Innovation was also a focus for Osborne who in delivering his departmental budgets for 2015-2016 said: “Britain was once the place where the future was invented. We can be that place again.”

While the DfT day-to-day spend is reduced by nine percent for the period, the capital budget is up £2 billion, to £9.5 billion.

“We will repeat that commitment for every year to 2020,” Osborne told the House of Commons today.

“We’re already massively expanding investment on major road schemes; but we will do more. So we’re announcing the largest programme of investment in our roads for half a century.”

Osborne said £50 billion would be spent on infrastructure in total in 2015, ‘from road to rail, bridges to broadband, science to schools’.

He said £300 billion of capital spend was committed to the end of the decade, while Chief Security to the Treasury Danny Alexander will detail £100 billion worth of infrastructure plans on Thursday 27 June.
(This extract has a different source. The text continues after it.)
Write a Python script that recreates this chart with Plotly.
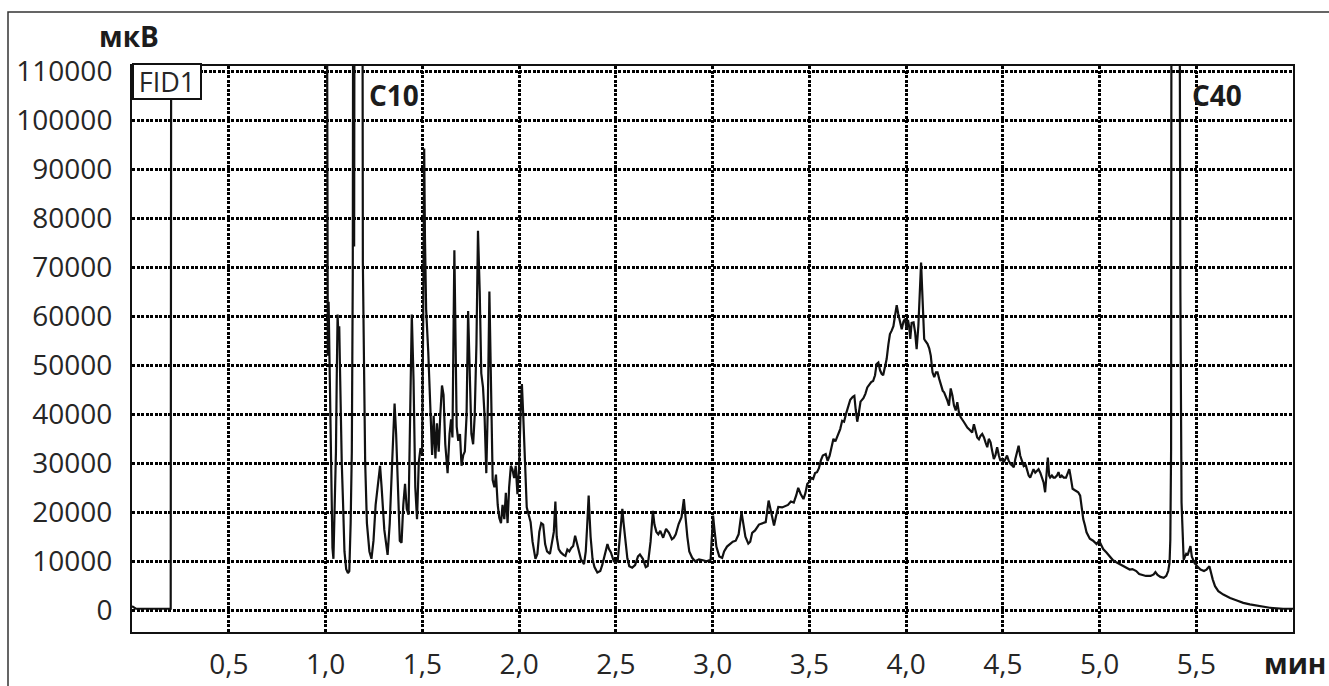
import plotly.graph_objects as go

# Figure geometry (px)
W, H = 1329, 686
ML, MR, MT, MB = 132, 36, 66, 54

# Retention time, min
time_min = [
    0.000, 0.020, 0.200, 0.204, 1.004, 1.009, 1.012, 1.016, 1.022, 1.027,
    1.036, 1.041, 1.047, 1.054, 1.058, 1.0625, 1.067, 1.071, 1.075, 1.079,
    1.084, 1.091, 1.098, 1.107, 1.116, 1.123, 1.130, 1.136, 1.141, 1.145,
    1.148, 1.152, 1.189, 1.193, 1.200, 1.205, 1.214, 1.227, 1.2375, 1.248,
    1.259, 1.270, 1.282, 1.290, 1.304, 1.321, 1.332, 1.343, 1.357, 1.365,
    1.375, 1.384, 1.393, 1.402, 1.411, 1.420, 1.429, 1.436, 1.446, 1.455,
    1.464, 1.473, 1.482, 1.491, 1.499, 1.505, 1.510, 1.514, 1.520, 1.531,
    1.539, 1.551, 1.559, 1.568, 1.576, 1.585, 1.593, 1.602, 1.610, 1.619,
    1.631, 1.641, 1.649, 1.656, 1.666, 1.673, 1.678, 1.686, 1.695, 1.703,
    1.712, 1.720, 1.729, 1.737, 1.746, 1.754, 1.763, 1.771, 1.780, 1.788,
    1.797, 1.805, 1.814, 1.822, 1.831, 1.839, 1.847, 1.856, 1.864, 1.873,
    1.881, 1.890, 1.898, 1.907, 1.915, 1.924, 1.932, 1.941, 1.949, 1.958,
    1.966, 1.975, 1.983, 1.992, 2.000, 2.008, 2.015, 2.022, 2.030, 2.040,
    2.050, 2.060, 2.070, 2.085, 2.095, 2.105, 2.115, 2.125, 2.135, 2.145,
    2.160, 2.170, 2.180, 2.188, 2.195, 2.205, 2.216, 2.230, 2.240, 2.250,
    2.260, 2.270, 2.280, 2.290, 2.300, 2.310, 2.320, 2.336, 2.345, 2.352,
    2.360, 2.365, 2.370, 2.380, 2.390, 2.405, 2.420, 2.430, 2.440, 2.457,
    2.465, 2.475, 2.490, 2.500, 2.510, 2.520, 2.534, 2.540, 2.550, 2.560,
    2.570, 2.585, 2.600, 2.615, 2.625, 2.640, 2.655, 2.665, 2.680, 2.692,
    2.700, 2.710, 2.720, 2.730, 2.745, 2.760, 2.775, 2.790, 2.800, 2.810,
    2.825, 2.840, 2.852, 2.860, 2.870, 2.880, 2.895, 2.910, 2.930, 2.950,
    2.970, 2.990, 3.003, 3.010, 3.020, 3.035, 3.050, 3.060, 3.075, 3.090,
    3.105, 3.120, 3.135, 3.150, 3.160, 3.170, 3.185, 3.195, 3.205, 3.220,
    3.240, 3.260, 3.275, 3.290, 3.300, 3.310, 3.318, 3.330, 3.340, 3.360,
    3.375, 3.390, 3.405, 3.420, 3.433, 3.443, 3.455, 3.470, 3.480, 3.490,
    3.500, 3.510, 3.520, 3.530, 3.540, 3.550, 3.560, 3.570, 3.585, 3.595,
    3.605, 3.615, 3.625, 3.635, 3.645, 3.660, 3.670, 3.680, 3.690, 3.700,
    3.712, 3.725, 3.733, 3.740, 3.748, 3.755, 3.765, 3.780, 3.790, 3.800,
    3.810, 3.820, 3.830, 3.840, 3.848, 3.857, 3.866, 3.874, 3.882, 3.891,
    3.900, 3.909, 3.917, 3.926, 3.935, 3.943, 3.952, 3.960, 3.969, 3.978,
    3.987, 3.995, 4.003, 4.010, 4.016, 4.022, 4.029, 4.039, 4.047, 4.055,
    4.064, 4.072, 4.078, 4.083, 4.088, 4.094, 4.100, 4.111, 4.120, 4.128,
    4.137, 4.146, 4.155, 4.163, 4.172, 4.180, 4.190, 4.197, 4.205, 4.214,
    4.222, 4.231, 4.240, 4.248, 4.257, 4.265, 4.274, 4.283, 4.300, 4.317,
    4.330, 4.342, 4.351, 4.360, 4.368, 4.377, 4.385, 4.394, 4.403, 4.411,
    4.420, 4.428, 4.437, 4.445, 4.454, 4.462, 4.471, 4.480, 4.488, 4.497,
    4.505, 4.514, 4.522, 4.530, 4.539, 4.548, 4.557, 4.565, 4.574, 4.582,
    4.590, 4.600, 4.608, 4.617, 4.625, 4.634, 4.642, 4.650, 4.659, 4.668,
    4.676, 4.685, 4.694, 4.702, 4.711, 4.719, 4.728, 4.733, 4.740, 4.745,
    4.754, 4.762, 4.770, 4.780, 4.788, 4.797, 4.805, 4.815, 4.827, 4.839,
    4.844, 4.850, 4.861, 4.873, 4.890, 4.900, 4.908, 4.916, 4.925, 4.933,
    4.942, 4.950, 4.967, 4.985, 4.998, 5.010, 5.019, 5.036, 5.053, 5.070,
    5.087, 5.100, 5.120, 5.140, 5.156, 5.170, 5.190, 5.205, 5.224, 5.240,
    5.264, 5.280, 5.289, 5.300, 5.315, 5.332, 5.345, 5.355, 5.362, 5.366,
    5.370, 5.373, 5.410, 5.414, 5.418, 5.424, 5.430, 5.435, 5.440, 5.448,
    5.455, 5.462, 5.470, 5.477, 5.485, 5.490, 5.505, 5.522, 5.540, 5.553,
    5.568, 5.575, 5.585, 5.597, 5.614, 5.640, 5.675, 5.710, 5.743, 5.777,
    5.829, 5.880, 5.949, 6.000,
]

# FID signal, µV (200000 = detector saturated, above the top of the scale)
signal_uv = [
    800, 300, 300, 200000, 200000, 87000, 52000, 63000, 45000, 30200,
    12700, 10500, 21500, 32400, 47000, 60400, 55700, 58000, 49100, 39700,
    30200, 21500, 12000, 8400, 7600, 8000, 17800, 32400, 68800, 200000,
    74300, 200000, 200000, 71000, 47000, 30200, 17800, 12000, 10500, 14200,
    21500, 26000, 29500, 25100, 16400, 11300, 17800, 28800, 42200, 36000,
    25100, 14200, 13800, 21500, 25800, 20700, 19500, 39700, 60400, 47000,
    25100, 18600, 30200, 33100, 32000, 60000, 94300, 76100, 61500, 52800,
    43300, 31700, 39700, 31000, 38200, 32400, 39700, 45900, 44000, 33900,
    28000, 36000, 39000, 35300, 73500, 54300, 37500, 34600, 36000, 29500,
    31700, 32400, 39700, 61100, 47000, 36000, 33900, 39700, 54300, 77500,
    65100, 48400, 45500, 39700, 28000, 41900, 65100, 47000, 26600, 25100,
    27700, 21500, 18900, 17800, 21500, 18600, 24000, 17800, 25100, 29500,
    28800, 27000, 29500, 23700, 28800, 40000, 46200, 39700, 30200, 21000,
    19500, 18000, 14000, 10500, 11500, 16000, 17800, 17500, 13500, 12000,
    11500, 13500, 16000, 22200, 15000, 12500, 11800, 11300, 11100, 12400,
    12000, 12700, 13100, 15200, 13500, 12000, 10400, 9400, 12000, 17000,
    23400, 19000, 15000, 10500, 8800, 7700, 8000, 9200, 10700, 13500,
    12500, 11800, 10000, 9700, 10000, 14000, 20700, 18000, 14000, 10600,
    9000, 8700, 9200, 11000, 11400, 10500, 8800, 9000, 14000, 20300,
    17500, 16000, 15500, 16200, 14800, 16600, 15800, 14500, 14800, 15500,
    17600, 19000, 22700, 19000, 15000, 12000, 10700, 10000, 10400, 10200,
    10000, 10300, 19300, 16500, 13000, 11000, 10700, 12000, 13000, 13500,
    14000, 14200, 15500, 20000, 17000, 15000, 13600, 14000, 15800, 16300,
    17500, 17700, 18000, 22400, 20300, 18500, 17300, 19500, 21100, 21000,
    21300, 21500, 22200, 22000, 23500, 25000, 23800, 22700, 23900, 25800,
    26200, 27000, 26800, 28000, 28200, 29000, 30600, 31600, 31900, 30500,
    31500, 33600, 35000, 34500, 35500, 37000, 38700, 38500, 40100, 41500,
    43000, 43600, 43800, 41000, 38500, 40000, 42600, 43300, 44200, 45500,
    46000, 46600, 46800, 48000, 50300, 50600, 49000, 48300, 48000, 49500,
    51300, 54300, 56400, 57100, 58000, 60100, 62300, 60500, 58700, 57400,
    59000, 59500, 57500, 59300, 58000, 55400, 58700, 58800, 56800, 53300,
    58100, 66000, 71000, 66000, 58700, 55400, 55000, 54400, 53500, 52000,
    48600, 47600, 48600, 48600, 47200, 45900, 44800, 44500, 43800, 42800,
    41800, 45300, 43800, 41800, 40800, 42500, 40300, 39400, 38400, 37300,
    36800, 36300, 38000, 36600, 35300, 34900, 35600, 36000, 35300, 34300,
    33300, 35000, 34300, 32600, 30900, 31600, 33300, 31600, 30500, 30900,
    30200, 30900, 31600, 30600, 29900, 29600, 29200, 30900, 32200, 33600,
    31600, 30200, 29500, 29900, 28800, 27500, 27100, 27800, 28800, 28100,
    28500, 28800, 28100, 27100, 26100, 24100, 30200, 31200, 27500, 27100,
    27500, 27100, 27100, 27500, 28200, 27100, 27500, 27100, 27100, 28500,
    28800, 27500, 24800, 24500, 24100, 23400, 20700, 18600, 17300, 15900,
    15200, 14600, 14200, 13500, 14200, 13000, 12500, 11800, 11000, 10200,
    9800, 9500, 9000, 8600, 8300, 8400, 8000, 7400, 7200, 7000,
    7000, 7300, 7800, 7200, 6800, 6600, 7000, 8000, 9700, 14400,
    32800, 200000, 200000, 98000, 65000, 22000, 12400, 10300, 10800, 11500,
    11200, 12000, 13100, 11000, 10300, 9700, 9000, 8300, 8000, 8300,
    9000, 7700, 6300, 4900, 3900, 3200, 2500, 2000, 1500, 1200,
    800, 500, 300, 300,
]

# Axis ticks
y_ticks = list(range(0, 110001, 10000))
x_ticks = [0.5, 1.0, 1.5, 2.0, 2.5, 3.0, 3.5, 4.0, 4.5, 5.0, 5.5]
x_tick_labels = ["0,5", "1,0", "1,5", "2,0", "2,5", "3,0", "3,5", "4,0", "4,5", "5,0", "5,5"]

# Peak labels
peak_names = ["C10", "C40"]
peak_label_time = [1.355, 5.605]
peak_label_level = 105200

FONT = "Open Sans"
INK = "#1c1c1c"
TICK_INK = "#262626"

fig = go.Figure()
fig.add_trace(go.Scatter(
    x=time_min, y=signal_uv, mode="lines",
    line=dict(color="#111111", width=2.2),
    hoverinfo="skip", showlegend=False,
))

grid_dash = "3px,1.5px"
fig.update_xaxes(
    range=[0, 6.0], tickvals=x_ticks, ticktext=x_tick_labels,
    showgrid=True, gridcolor="#000000", gridwidth=2.6, griddash=grid_dash,
    showline=True, linecolor="#111111", linewidth=2, mirror=True,
    ticks="outside", ticklen=6, tickcolor="rgba(0,0,0,0)",
    tickfont=dict(family=FONT, size=28, color=TICK_INK),
    zeroline=False, fixedrange=True, automargin=False,
)
fig.update_yaxes(
    range=[-4450, 111160], tickvals=y_ticks,
    ticktext=[str(v) for v in y_ticks],
    showgrid=True, gridcolor="#000000", gridwidth=2.6, griddash=grid_dash,
    showline=True, linecolor="#111111", linewidth=2, mirror=True,
    ticks="outside", ticklen=12, tickcolor="rgba(0,0,0,0)",
    tickfont=dict(family=FONT, size=28, color=TICK_INK),
    zeroline=False, fixedrange=True, automargin=False,
)

plot_w = W - ML - MR
plot_h = H - MT - MB


def px_x(px):
    return (px - ML) / plot_w


def px_y(py):
    return (H - MB - py) / plot_h


annotations = []
for name, t in zip(peak_names, peak_label_time):
    annotations.append(dict(
        x=t, y=peak_label_level, xref="x", yref="y", text=f"<b>{name}</b>",
        showarrow=False, xanchor="center", yanchor="middle",
        font=dict(family=FONT, size=28, color=INK),
    ))

# Detector label box
annotations.append(dict(
    x=0, y=px_y(63), xref="paper", yref="paper", text="FID1",
    showarrow=False, xanchor="left", yanchor="top",
    width=66, height=33, align="center", valign="middle",
    font=dict(family=FONT, size=27, color=TICK_INK),
    bgcolor="white", bordercolor="#111111", borderwidth=2, borderpad=0,
))
# Axis units
annotations.append(dict(
    x=px_x(129), y=px_y(36), xref="paper", yref="paper", text="<b>мкВ</b>",
    showarrow=False, xanchor="center", yanchor="middle",
    font=dict(family=FONT, size=28, color=INK),
))
annotations.append(dict(
    x=px_x(1295), y=px_y(663), xref="paper", yref="paper", text="<b>мин</b>",
    showarrow=False, xanchor="center", yanchor="middle",
    font=dict(family=FONT, size=28, color=INK),
))

# Outer frame of the figure
shapes = [dict(
    type="rect", xref="paper", yref="paper",
    x0=px_x(8), x1=px_x(W + 20), y0=px_y(H + 20), y1=px_y(12),
    line=dict(color="#333333", width=1.5), fillcolor="rgba(0,0,0,0)",
    layer="below",
)]

fig.update_layout(
    width=W, height=H,
    margin=dict(l=ML, r=MR, t=MT, b=MB, pad=0),
    paper_bgcolor="white", plot_bgcolor="white",
    annotations=annotations, shapes=shapes,
    showlegend=False,
)

fig.write_html("out.html", config={"displayModeBar": False})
Describing Communities Secretary Eric Pickles as ‘a model of lean government’, however, Osborne also detailed a further 10% in his budget which will reduce money provided to local authorities.

Along with the announcement of a council tax freeze for the next two years, authorities will have less money for the provision of their services and local road maintenance and repair could be further hit.

“It’s not enough to have roads, power stations and flood defences,” said Osborne.

“These are just the physical infrastructure you need to compete in the 21st century.

“We need the intellectual capital too. This country needs to invent, pioneer and export around the world.”

With a 6% reduction in day-to-day running costs for the Department for Business, Innovation and Skills, Osborne said capital investment could be increased by 9% and, amongst other areas, support apprenticeships.